With a pure tone, the Doppler effect simply adds harmonic distortion: principally, relatively innocuous second harmonic at practicable diaphragm excursions. But with the complex signals of music, where the diaphragm must reproduce lower and higher frequencies simultaneously, the consequences are more serious. In effect, the higher tones are frequency-modulated by the lower tones, giving rise to intermodulation sidebands. If the 100Hz tone of the previous example were accompanied by another at 1kHz, then FIM sidebands would appear at the sum and difference frequencies (900Hz and 1100Hz, respectively). The amplitudes of these sidebands relative to the higher frequency component depends on the cone velocity generated by the lower tone, and increases with the frequency difference. So if the higher frequency were 3kHz rather than 1kHz, the level of the sidebands would be 3x (9.5dB) higher. Of course, the frequency content of the typical music signal is a great deal more complex than this.

So is the pattern of FIM products—frequency modulation generally produces an infinity of sidebands, not the single pair mentioned above. In the case of loudspeakers, the modulation index is usually so low that the higher-order sidebands are at lower amplitude, for which reason it is established practice to consider only the first-order sidebands. But that shouldn't be taken to mean that higher-order components can be ignored.

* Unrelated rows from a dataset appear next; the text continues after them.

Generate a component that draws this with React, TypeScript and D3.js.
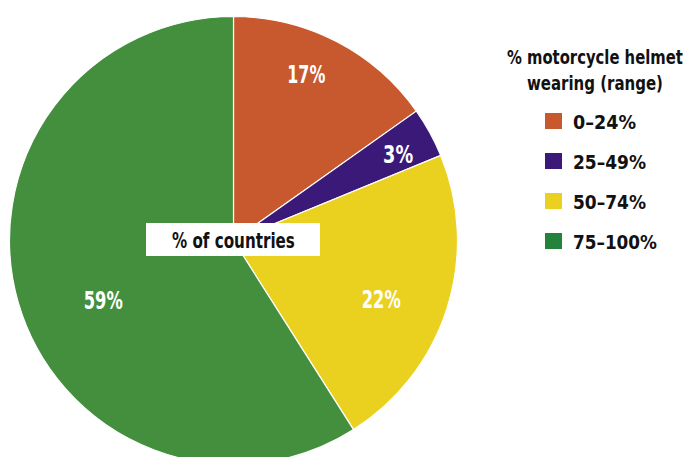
import React, { useLayoutEffect, useRef } from "react";
import * as d3 from "d3";

const categories = ["0–24%", "25–49%", "50–74%", "75–100%"];
const sliceValues = [15.2, 3.6, 22.2, 59.0];
const sliceLabels = ["17%", "3%", "22%", "59%"];
const pieColors = ["#C8582D", "#3A1979", "#EBD11F", "#438F3E"];
const legendColors = ["#C8582D", "#3A1979", "#EBD11F", "#24833A"];
const labelRadiusFrac = [0.81, 0.83, 0.71, 0.64];
const labelAngleShift = [-3.7, 1.1, 4.1, -8.5];
const labelWidths = [38, 30, 39, 39];
const legendTitle = ["% motorcycle helmet", "wearing (range)"];
const legendTitleWidths = [176, 136];
const legendWidths = [63, 73, 73, 84];
const centerText = "% of countries";

const W = 688;
const H = 457;
const cx = 233.5;
const cy = 240.5;
const R = 224;
const FONT = "'DejaVu Sans Condensed', 'DejaVu Sans', sans-serif";

type FitProps = {
  x: number;
  y: number;
  width: number;
  fontSize: number;
  fill: string;
  children: string;
};

function FitText({ x, y, width, fontSize, fill, children }: FitProps) {
  const ref = useRef<SVGTextElement>(null);
  useLayoutEffect(() => {
    const el = ref.current;
    if (!el) return;
    const natural = el.getComputedTextLength();
    const s = natural > 0 ? width / natural : 1;
    el.setAttribute("transform", `translate(${x},${y}) scale(${s},1)`);
  }, [x, y, width, children]);
  return (
    <text
      ref={ref}
      transform={`translate(${x},${y})`}
      fontSize={fontSize}
      fill={fill}
      fontFamily={FONT}
      fontWeight="bold"
      style={{ fontStretch: "condensed" }}
    >
      {children}
    </text>
  );
}

export default function App() {
  const pie = d3.pie<number>().sort(null).value((d) => d);
  const arcs = pie(sliceValues);
  const arcGen = d3.arc<d3.PieArcDatum<number>>().innerRadius(0).outerRadius(R);

  return (
    <svg
      width={W}
      height={H}
      style={{ position: "absolute", left: 0, top: 0, background: "#fff" }}
    >
      <g transform={`translate(${cx},${cy})`}>
        {arcs.map((a, i) => (
          <path key={i} d={arcGen(a) || ""} fill={pieColors[i]} stroke="#fff" strokeWidth={1.2} />
        ))}
        {arcs.map((a, i) => {
          const ang = (a.startAngle + a.endAngle) / 2 + (labelAngleShift[i] * Math.PI) / 180;
          const r = R * labelRadiusFrac[i];
          const x = Math.sin(ang) * r;
          const y = -Math.cos(ang) * r;
          return (
            <FitText
              key={i}
              x={x - labelWidths[i] / 2}
              y={y + 8.5}
              width={labelWidths[i]}
              fontSize={24}
              fill="#fff"
            >
              {sliceLabels[i]}
            </FitText>
          );
        })}
      </g>
      <rect x={146} y={223} width={174} height={33} fill="#fff" />
      <FitText x={172} y={248} width={123} fontSize={22} fill="#111">
        {centerText}
      </FitText>
      {legendTitle.map((t, i) => (
        <FitText
          key={t}
          x={595 - legendTitleWidths[i] / 2}
          y={64 + i * 26}
          width={legendTitleWidths[i]}
          fontSize={19}
          fill="#111"
        >
          {t}
        </FitText>
      ))}
      {categories.map((c, i) => (
        <g key={c} transform={`translate(545,${113 + i * 40})`}>
          <rect width={17} height={16} fill={legendColors[i]} />
          <FitText x={28} y={15.5} width={legendWidths[i]} fontSize={20} fill="#111">
            {c}
          </FitText>
        </g>
      ))}
    </svg>
  );
}
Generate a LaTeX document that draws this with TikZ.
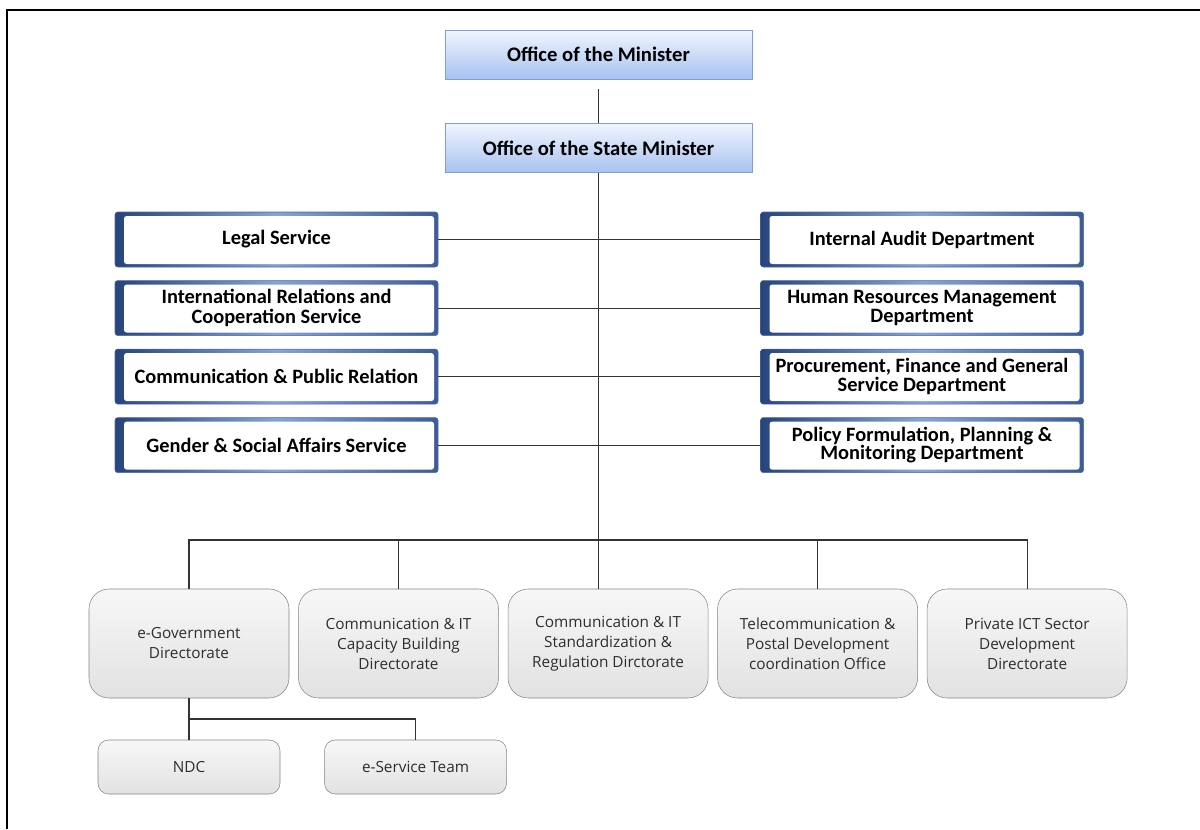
\documentclass[tikz,border=0pt]{standalone}
\usepackage{fontspec}
\setmainfont{Open Sans}
\newfontfamily\headfont{Carlito}
\usetikzlibrary{positioning, calc}

\definecolor{toplight}{HTML}{F0F5FE}
\definecolor{topdark}{HTML}{A8C2F0}
\definecolor{topline}{HTML}{7E9ED6}
\definecolor{svcdark}{HTML}{27457C}
\definecolor{svcmid}{HTML}{86A3D8}
\definecolor{svcright}{HTML}{3C5C98}
\definecolor{svcline}{HTML}{4A68A0}
\definecolor{dirlight}{HTML}{F7F7F7}
\definecolor{dirdark}{HTML}{E2E2E2}
\definecolor{dirline}{HTML}{858585}
\definecolor{dirtext}{HTML}{2E2E2E}

\begin{document}
\begin{tikzpicture}[
    x=0.75pt, y=-0.75pt,
    node distance=9.75pt and 6.75pt,
    topbox/.style={rectangle, draw=topline, top color=toplight, bottom color=topdark, minimum width=230.25pt, minimum height=36.75pt, font=\headfont\bfseries\fontsize{15.5}{17}\selectfont},
    svcbox/.style={rectangle, rounded corners=2pt, draw=svcline, left color=svcdark, right color=svcright, middle color=svcmid, minimum width=242.25pt, minimum height=41.25pt, align=center, font=\headfont\bfseries\fontsize{15.3}{15}\selectfont,
        path picture={\fill[white, rounded corners=2pt] ($(path picture bounding box.south west)+(6.75pt,2.25pt)$) rectangle ($(path picture bounding box.north east)+(-3pt,-3pt)$);}},
    tight/.style={font=\headfont\bfseries\fontsize{15.3}{14}\selectfont},
    dirbox/.style={rectangle, rounded corners=15pt, draw=dirline, top color=dirlight, bottom color=dirdark, minimum width=150pt, minimum height=81.75pt, align=center, text=dirtext, font=\fontsize{11.5}{15}\selectfont},
    subbox/.style={dirbox, rounded corners=8pt, minimum width=136.5pt, minimum height=40.5pt},
    conn/.style={draw=black!80, line width=0.8pt}
]
\useasboundingbox (0,0) rectangle (1200,829);
\draw[line width=0.9pt] (7,829) -- (7,10) -- (1200,10);

% top offices
\node[topbox] (minister) at (598.5,54.5) {Office of the Minister};
\node[topbox, below=33pt of minister] (state) {Office of the State Minister};

% services (left)
\node[svcbox] (legal) at (276.5,239.5) {Legal Service};
\node[svcbox, below=of legal] (intrel) {International Relations and\\Cooperation Service};
\node[svcbox, below=of intrel] (comm) {Communication \& Public Relation};
\node[svcbox, below=of comm] (gender) {Gender \& Social Affairs Service};

% departments (right)
\node[svcbox, right=241.5pt of legal] (audit) {Internal Audit Department};
\node[svcbox, tight, right=241.5pt of intrel] (hrm) {Human Resources Management\\Department};
\node[svcbox, tight, right=241.5pt of comm] (pfg) {Procurement, Finance and General\\Service Department};
\node[svcbox, tight, right=241.5pt of gender] (policy) {Policy Formulation, Planning \&\\Monitoring Department};

% directorates
\node[dirbox] (egov) at (189,643.5) {e-Government\\Directorate};
\node[dirbox, right=of egov] (capacity) {Communication \& IT\\Capacity Building\\Directorate};
\node[dirbox, right=of capacity] (standard) {Communication \& IT\\Standardization \&\\Regulation Dirctorate};
\node[dirbox, right=of standard] (postal) {Telecommunication \&\\Postal Development\\coordination Office};
\node[dirbox, right=of postal] (private) {Private ICT Sector\\Development\\Directorate};

\node[subbox] (ndc) at (189,767) {NDC};
\node[subbox, right=33pt of ndc] (eserv) {e-Service Team};

% connectors
\draw[conn, shorten <=7.5pt] (minister) -- (state);
\draw[conn] (state.south) -- (state.south |- standard.north);
\draw[conn] (legal) -- (audit);
\draw[conn] (intrel) -- (hrm);
\draw[conn] (comm) -- (pfg);
\draw[conn] (gender) -- (policy);

\coordinate (bus) at (598.5,540);
\draw[conn] (egov.north) |- (bus) -| (private.north);
\foreach \d in {capacity, postal}
    \draw[conn] (\d.north) -- (\d.north |- bus);

\coordinate (split) at ($(egov.south)!0.5!(ndc.north)$);
\draw[conn] (egov.south) -- (ndc.north);
\draw[conn] (split) -| (eserv.north);

\end{tikzpicture}
\end{document}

Fig.1 shows a simulated spectrum for the 100Hz/3kHz example above (with a cone excursion of 0.5" peak–peak). Although the first-order sidebands—as predicted by theory, –15.2dB relative to the 3kHz component—have the highest amplitude, the higher-order sidebands are at a level that can hardly be called insignificant.

Fig.1 Doppler spectrum for a 3kHz tone reproduced by a loudspeaker diaphragm also radiating a 100Hz tone with a peak–peak excursion of 0.5". For a 200mm (8") cone, this is equivalent to an SPL of 92.5dB at 3m (10'), assuming free-space conditions.

This is an admittedly simplified description of Doppler distortion in loudspeakers. (For a more complete mathematical treatment, I recommend Siegfried Linkwitz's Web page at www.linkwitzlab.com/frontiers.htm#J.) Still, two key messages can be taken from it.

First, the amount of Doppler distortion generated by a loudspeaker is dependent on the amplitude of the signal's low-frequency content, because this is the principal determinant of diaphragm velocity. This means that higher levels of Doppler distortion will be generated by music program with strong bass content.

Second, Doppler distortion worsens as the frequency difference between the modulating and modulated frequencies increases. This inevitably means that, for a given diaphragm size, Doppler distortion will be worst in loudspeakers that use a single, full-range drive-unit. Two-way speakers will suffer less, and three-ways with a lower bass/midrange crossover frequency will suffer less still. For this reason, my simulation models a two-way speaker, because this represents the worst case most of us are likely to encounter in an audiophile system.